Sono rimasti lì, le bambine con gli zaini della scuola forse senza più quaderni e portapenne ancora sulle spalle, riverse senza vita sul selciato al centro di un incrocio, insieme ai giovani genitori. Uccisi tutti e quattro sul colpo, come da un fulmine.
Scappavano, come il milione di profughi che ha già raggiunto la Polonia, su un totale di 1,6 milioni di civili che hanno abbandonato il proprio Paese. Senza più casa. Senza più affetti. Senza più nulla. Ma loro almeno sono in salvo. A milioni sono ancora bloccati nei territori di guerra.
A Mariupol 200mila persone in trappola
L’assedio più drammatico si sta consumando a Mariupol, città portuale sul Mar d’Azov, tappa fondamentale nell’avanzata russa che punta a conquistare l’intera fascia costiera fino ad Odessa per impedire all’Ucraina l’accesso al mare. A Mariupol ci sono ancora 200mila persone rintanate negli scantinati, nei sottoscala e ovunque ci sia spazio sottoterra per proteggersi dai bombardamenti. Le uniche sortite all’esterno sono quelle che vengono fatte per cercare cibo, acqua e medicinali. La maggior parte dei supermercati sono già stati saccheggiati e ora la situazione, come raccontato da Medici Senza Frontiere, è disperata.
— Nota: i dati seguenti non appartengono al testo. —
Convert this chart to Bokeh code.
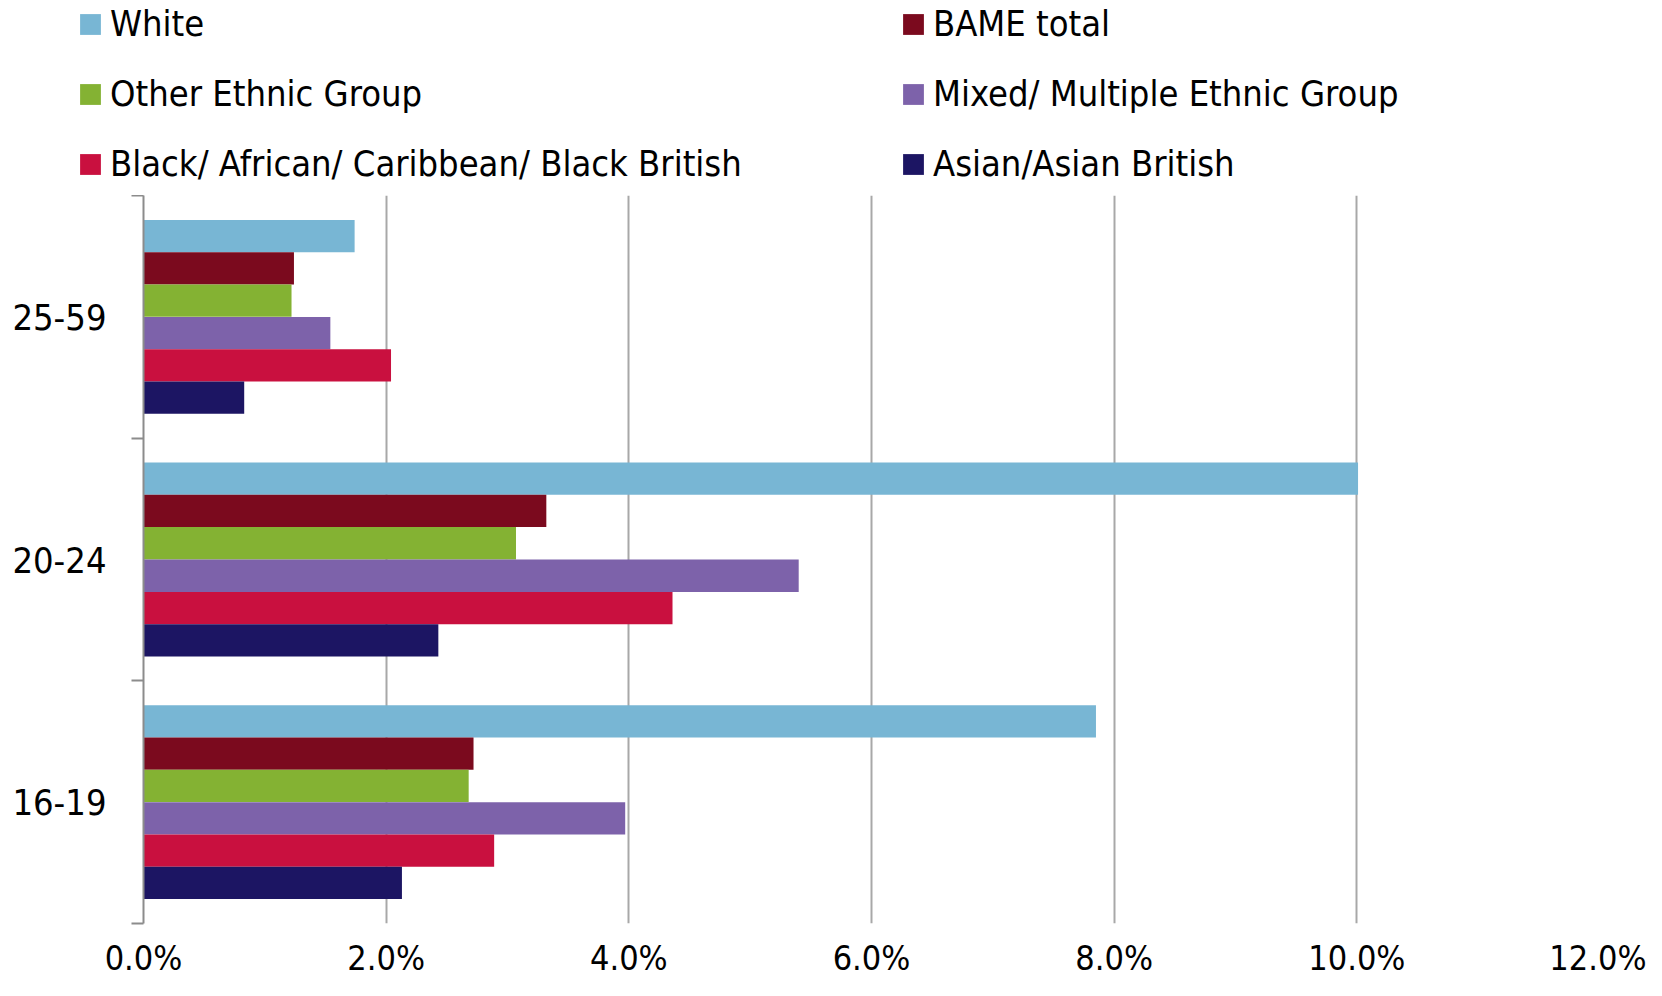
from bokeh.plotting import figure
from bokeh.models import (Range1d, LinearAxis, CategoricalAxis, FixedTicker,
                          NumeralTickFormatter, Legend, LegendItem, FactorRange)
from bokeh.layouts import column
from bokeh.transform import dodge
from bokeh.embed import file_html
from bokeh.resources import INLINE

ages = ["16-19", "20-24", "25-59"]
series = ["White", "BAME total", "Other Ethnic Group",
          "Mixed/ Multiple Ethnic Group",
          "Black/ African/ Caribbean/ Black British", "Asian/Asian British"]
colors = ["#78B6D4", "#7B0A1E", "#84B233", "#7D62AA", "#C9103F", "#1C1563"]

white = [0.0785, 0.1001, 0.0174]
bame = [0.0272, 0.0332, 0.0124]
other = [0.0268, 0.0307, 0.0122]
mixed = [0.0397, 0.0540, 0.0154]
black = [0.0289, 0.0436, 0.0204]
asian = [0.0213, 0.0243, 0.0083]
values = [white, bame, other, mixed, black, asian]

x_ticks = [0.0, 0.02, 0.04, 0.06, 0.08, 0.10, 0.12]
bounds = [0, 1, 2, 3]

FONT = "DejaVu Sans Condensed, DejaVu Sans"
W = 1646
LEG_H = 195
MAIN_H = 785

# ---------------- main chart ----------------
p = figure(width=W, height=MAIN_H, output_backend="svg", toolbar_location=None,
           y_range=FactorRange(*ages, range_padding=0, factor_padding=0),
           x_range=Range1d(0, 0.12), y_axis_location=None,
           min_border_left=143, min_border_right=47, min_border_top=0,
           min_border_bottom=43)
p.outline_line_color = None
p.background_fill_color = "white"

offsets = [0.333, 0.2, 0.067, -0.067, -0.2, -0.333]
for s, c, v, off in zip(series, colors, values, offsets):
    src = {"age": ages, "val": v}
    p.hbar(y=dodge("age", off, range=p.y_range), right="val", left=0,
           height=0.133, source=src, fill_color=c, line_color=None)

xa = p.xaxis[0]
xa.ticker = FixedTicker(ticks=x_ticks)
xa.formatter = NumeralTickFormatter(format="0.0%")
xa.axis_line_color = None
xa.major_tick_line_color = None
xa.minor_tick_line_color = None
xa.major_label_text_font = FONT
xa.major_label_text_font_size = "34px"
xa.major_label_text_color = "black"
xa.major_label_standoff = 8

p.xgrid.ticker = FixedTicker(ticks=x_ticks)
p.xgrid.grid_line_color = "#A8A8A8"
p.xgrid.grid_line_width = 2
p.ygrid.grid_line_color = None

# boundary axis (category separators at synthetic coords 0..3)
ba = LinearAxis(ticker=FixedTicker(ticks=bounds),
                major_label_overrides={b: "" for b in bounds},
                major_label_standoff=0,
                axis_line_color="#8C8C8C", axis_line_width=2,
                major_tick_line_color="#8C8C8C", major_tick_line_width=2,
                major_tick_out=12, major_tick_in=0, minor_tick_line_color=None)
p.add_layout(ba, "left")

ya = CategoricalAxis(axis_line_color=None, major_tick_line_color=None,
                     minor_tick_line_color=None,
                     major_label_text_font=FONT,
                     major_label_text_font_size="36px",
                     major_label_text_color="black",
                     major_label_standoff=19)
p.add_layout(ya, "left")

# ---------------- legend strip ----------------
lg = figure(width=W, height=LEG_H, output_backend="svg", toolbar_location=None,
            x_range=Range1d(0, 0.12), y_range=FactorRange(*ages),
            x_axis_location=None, y_axis_location=None,
            min_border=0)
lg.outline_line_color = None
lg.xgrid.grid_line_color = None
lg.ygrid.grid_line_color = None
loc_x = -66
if "frame_align" in lg.properties():
    lg.frame_align = False
    loc_x = 77

leg_renderers = []
for c, v in zip(colors, values):
    # zero-height bars: nothing visible in the strip, only the legend swatch
    r = lg.hbar(y=ages, right=v, left=0, height=0, fill_color=c, line_color=None)
    leg_renderers.append(r)

items = [LegendItem(label=s, renderers=[r]) for s, r in zip(series, leg_renderers)]
legend = Legend(items=items, orientation="horizontal", ncols=2,
                location=(loc_x, 11), padding=0, margin=0, spacing=29,
                glyph_width=26, glyph_height=26, label_height=40,
                label_width=761, label_standoff=7,
                label_text_font=FONT, label_text_font_size="36px",
                label_text_color="black",
                border_line_color=None, background_fill_alpha=0)
lg.add_layout(legend, "center")

layout = column(lg, p, spacing=0)
open("out.html", "w").write(file_html(layout, INLINE))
Ottant'anni fa il massacro di Odessa
Altri civili, sempre a centinaia di migliaia, attendono nel terrore ad Odessa, la “Piccola Italia” sul Mar Nero, città bellissima, carica di storia e del ricordo di drammi indicibili, come quello che visse durante la Seconda guerra mondiale, quando nell’estate del 1941 fu occupata dall'esercito romeno, affiancato da truppe tedesche. Tra il 22 e il 24 ottobre dello stesso anno venne compiuto quello che è passato alla storia come il massacro d’Odessa, durante il quale venne sterminata la gran parte della popolazione ebraica della città Ucraina come rappresaglia per un attentato compiuto contro le forze di occupazione. In totale furono impiccati, uccisi a colpi d’arma da fuoco o bruciati vivi tra i 25mila e i 34mila ebrei. Per fare prima, a migliaia furono rinchiusi in grandi capannoni e da alcuni fori praticati nelle pareti vennero mitragliati senza pietà. Poi, per essere certi che non si salvasse nessuno, i magazzini vennero incendiati.
Altre decine di migliaia di ebrei vennero deportati, molti altri furono semplicemente lasciati morire di freddo, soprattutto donne e bambini.
Quando nell'aprile del 1944 arrivarono le truppe sovietiche di liberazione, restavano a Odessa solamente 703 ebrei vivi.
Appena 80 anni dopo, i russi tornano da invasori, non da liberatori. Le navi da guerra sono già schierate al largo e il bombardamento molto probabilmente arriverà dal mare. Per confermare che la storia – purtroppo - non insegna mai nulla.